Q. Forward step formula?

x_t = sqrt(1 - β_t) · x_{t-1} + sqrt(β_t) · ε where ε ~ N(0, I). First term shrinks slightly; second adds calibrated noise. Square roots keep total variance normalized.

Q. Diffusion training loss and target?

Simple MSE between predicted and true noise: ||ε - ε_θ(x_t, t)||². Network (typically a U-Net conditioned on t) predicts the noise ε given (x_t, t). No adversarial dynamic; one clean regression target. Stable training.

Q. Why is diffusion inference slow, and three mitigations?

T iterative forward passes (often 1000) to denoise. Mitigations: DDIM (deterministic sampler, 25-100 steps); distilled diffusion (1-4 steps via a student model); latent diffusion (operate in a small VAE-compressed latent space).

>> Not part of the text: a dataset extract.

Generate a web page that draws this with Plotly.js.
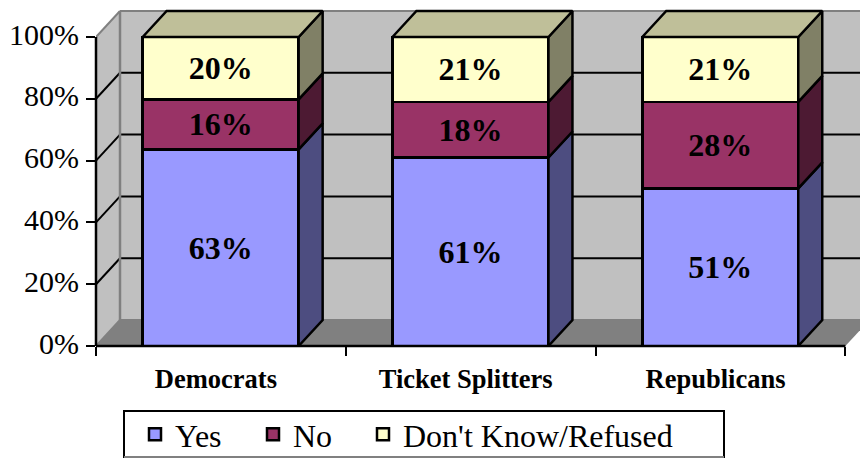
<!DOCTYPE html>
<html>
<head>
<meta charset="utf-8">
<script src="https://cdn.plot.ly/plotly-3.0.1.min.js"></script>
<style>html,body{margin:0;padding:0;background:#fff}#chart{width:860px;height:459px}</style>
</head>
<body>
<div id="chart"></div>
<script>
const categories = ["Democrats", "Ticket Splitters", "Republicans"];
const yes = [63, 61, 51];
const no = [16, 18, 28];
const dontKnow = [20, 21, 21];
const seriesNames = ["Yes", "No", "Don't Know/Refused"];
const frontColors = ["#9999FF", "#993366", "#FFFFCC"];
const sideColors = ["#4D4D80", "#4D1A33", "#808066"];
const topColor = "#BFBF99";
const yTicks = [0, 20, 40, 60, 80, 100];

const series = [yes, no, dontKnow];
const FONT = "'Liberation Serif','Times New Roman',serif";
const LEFT = 96, PX_X = 249.8, PX_Y = 3.09;
const DX = 24 / PX_X, DY = 26 / PX_Y;
const BAR_W = 156 / PX_X, HALF = BAR_W / 2;
const centers = categories.map((_, i) => i + 0.499);

const traces = series.map((vals, s) => ({
  type: "bar", name: seriesNames[s], x: centers, y: vals, width: BAR_W,
  legend: s === 2 ? "legend2" : "legend",
  marker: {color: frontColors[s], line: {color: "#000", width: 2.5}},
  text: vals.map(v => v + "%"), textposition: "inside", insidetextanchor: "middle",
  textangle: 0, constraintext: "none",
  textfont: {family: FONT, size: 32, color: "#000", weight: "bold"},
  hoverinfo: "skip", cliponaxis: false
}));

// side faces and top faces follow the normalised stack
const polys = (fn) => {
  const xs = [], ys = [];
  categories.forEach((_, i) => { const p = fn(i); p.forEach(q => {xs.push(q[0]); ys.push(q[1]);}); xs.push(null); ys.push(null); });
  return {xs, ys};
};
const cum = (i, s) => { let t = 0, a = 0; series.forEach((v, k) => { t += v[i]; if (k < s) a += v[i]; }); return a / t * 100; };
series.forEach((vals, s) => {
  const p = polys(i => {
    const r = centers[i] + HALF, lo = cum(i, s), hi = cum(i, s + 1);
    return [[r, lo], [r + DX, lo + DY], [r + DX, hi + DY], [r, hi], [r, lo]];
  });
  traces.push({type: "scatter", mode: "lines", x: p.xs, y: p.ys, fill: "toself", fillcolor: sideColors[s],
    line: {color: "#000", width: 2.5}, showlegend: false, hoverinfo: "skip", cliponaxis: false});
});
const tp = polys(i => {
  const l = centers[i] - HALF, r = centers[i] + HALF;
  return [[l, 100], [l + DX, 100 + DY], [r + DX, 100 + DY], [r, 100], [l, 100]];
});
traces.push({type: "scatter", mode: "lines", x: tp.xs, y: tp.ys, fill: "toself", fillcolor: topColor,
  line: {color: "#000", width: 2.5}, showlegend: false, hoverinfo: "skip", cliponaxis: false});

const N = categories.length;
const shapes = [
  {type: "path", layer: "below", path: `M0,0 L${DX},${DY} L${DX},${100 + DY} L0,100 Z`, fillcolor: "#C0C0C0", line: {width: 0}},
  {type: "path", layer: "below", path: `M${DX},${DY} L${N + DX},${DY} L${N + DX},${100 + DY} L${DX},${100 + DY} Z`, fillcolor: "#C0C0C0", line: {width: 0}},
  {type: "path", layer: "below", path: `M0,0 L${DX},${DY} L${N + DX},${DY} L${N},0 Z`, fillcolor: "#808080", line: {width: 0}}
];
yTicks.forEach(t => {
  const edge = t === 0 || t === 100;
  const c = edge ? "#808080" : "#000";
  shapes.push({type: "line", layer: "below", x0: 0, y0: t, x1: DX, y1: t + DY, line: {color: c, width: 2}});
  shapes.push({type: "line", layer: "below", x0: DX, y0: t + DY, x1: N + DX, y1: t + DY, line: {color: c, width: 2}});
});
shapes.push({type: "line", layer: "below", x0: DX, y0: DY, x1: DX, y1: 100 + DY, line: {color: "#808080", width: 2.5}});
// axis lines
shapes.push({type: "line", layer: "above", xref: "x", yref: "paper", x0: 0, x1: N, y0: 0, y1: 0, line: {color: "#000", width: 2.5}});
shapes.push({type: "line", layer: "above", xref: "paper", yref: "y", x0: 0, x1: 0, y0: 0, y1: 100, line: {color: "#000", width: 2.5}});
// legend frame
shapes.push({type: "rect", layer: "above", xref: "paper", yref: "paper", xsizemode: "pixel", ysizemode: "pixel",
  xanchor: 0, yanchor: 0, x0: 124 - LEFT, x1: 724 - LEFT, y0: 346 - 411, y1: 346 - 457,
  line: {color: "#000", width: 2}, fillcolor: "rgba(0,0,0,0)"});
shapes.push({type: "line", layer: "above", xref: "paper", yref: "paper", xsizemode: "pixel", ysizemode: "pixel",
  xanchor: 0, yanchor: 0, x0: 124 - LEFT, x1: 724 - LEFT, y0: 346 - 457, y1: 346 - 457,
  line: {color: "#808080", width: 2}});

const legendBase = {
  orientation: "h", traceorder: "normal", xref: "container", yref: "container",
  xanchor: "left", yanchor: "top", bgcolor: "rgba(0,0,0,0)", borderwidth: 0,
  font: {family: FONT, size: 32, color: "#000"}
};

const layout = {
  width: 860, height: 459,
  margin: {l: LEFT, r: 0, t: 9, b: 113, pad: 0},
  paper_bgcolor: "#fff", plot_bgcolor: "rgba(0,0,0,0)",
  barmode: "stack", barnorm: "percent",
  font: {family: FONT, color: "#000"},
  xaxis: {
    type: "linear", range: [0, (860 - LEFT) / PX_X], showgrid: false, zeroline: false, showline: false,
    tickvals: categories.map((_, i) => i + 0.48), ticktext: categories, ticks: "", ticklabelstandoff: 14,
    tickfont: {family: FONT, size: 26.5, color: "#000", weight: "bold"},
    minor: {tickvals: categories.map((_, i) => i).concat([N]), ticks: "outside", ticklen: 9, tickwidth: 2, tickcolor: "#000", showgrid: false}
  },
  yaxis: {
    range: [0, 337 / PX_Y], showgrid: false, zeroline: false, showline: false,
    tickvals: yTicks, ticktext: yTicks.map(t => t + "%"), ticks: "outside", ticklen: 9, tickwidth: 2, tickcolor: "#000",
    ticklabelstandoff: 1, ticklabelshift: -3, tickfont: {family: FONT, size: 30, color: "#000"}
  },
  shapes,
  showlegend: true,
  legend: Object.assign({}, legendBase, {x: 135 / 860, y: 1 - 407 / 459, entrywidth: 73, entrywidthmode: "pixels"}),
  legend2: Object.assign({}, legendBase, {x: 363 / 860, y: 1 - 407 / 459})
};
Plotly.newPlot("chart", traces, layout, {displayModeBar: false, staticPlot: true});
</script>
</body>
</html>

Q. Latent diffusion in one sentence?

Run the diffusion process in a small VAE-compressed latent space (encoder + decoder are pre-trained) instead of in pixel space; each diffusion step is much cheaper. The architecture behind Stable Diffusion; the reason text-to-image became affordable.

Q. How does text-to-image conditioning work?

Cross-attention in the U-Net’s blocks lets image-feature positions attend to text-embedding positions (typically from CLIP’s text encoder). The denoising step is conditioned on what the prompt says. Classifier-free guidance tunes how strictly the output follows the prompt.

Q. What is classifier-free guidance and what does it control?

A trick: train both conditioned (on prompt) and unconditioned; at inference, take a weighted combination. The guidance scale knob trades off prompt adherence (high scale, “stays close to prompt”) vs sample naturalness/diversity (low scale, “more diverse but loosely on-prompt”). One of the main user-facing knobs in text-to-image systems.

Q. Diffusion vs VAE vs GAN, one-line trade-offs?

VAE: stable + smooth latent, blurry. GAN: sharp + fast, unstable. Diffusion: high-quality + stable + good mode coverage, slow iterative inference. Diffusion wins quality and stability; the cost is inference time (mitigated by DDIM, distillation, latent diffusion).

Q. Why is the L11 VAE still load-bearing in modern diffusion systems?

Latent diffusion uses a pre-trained VAE encoder to map the image to a compact latent space; diffusion runs there; the VAE decoder maps back to pixels. The VAE is the first-stage encoder for the architecture behind Stable Diffusion. It never went away; it moved into a different layer of the stack.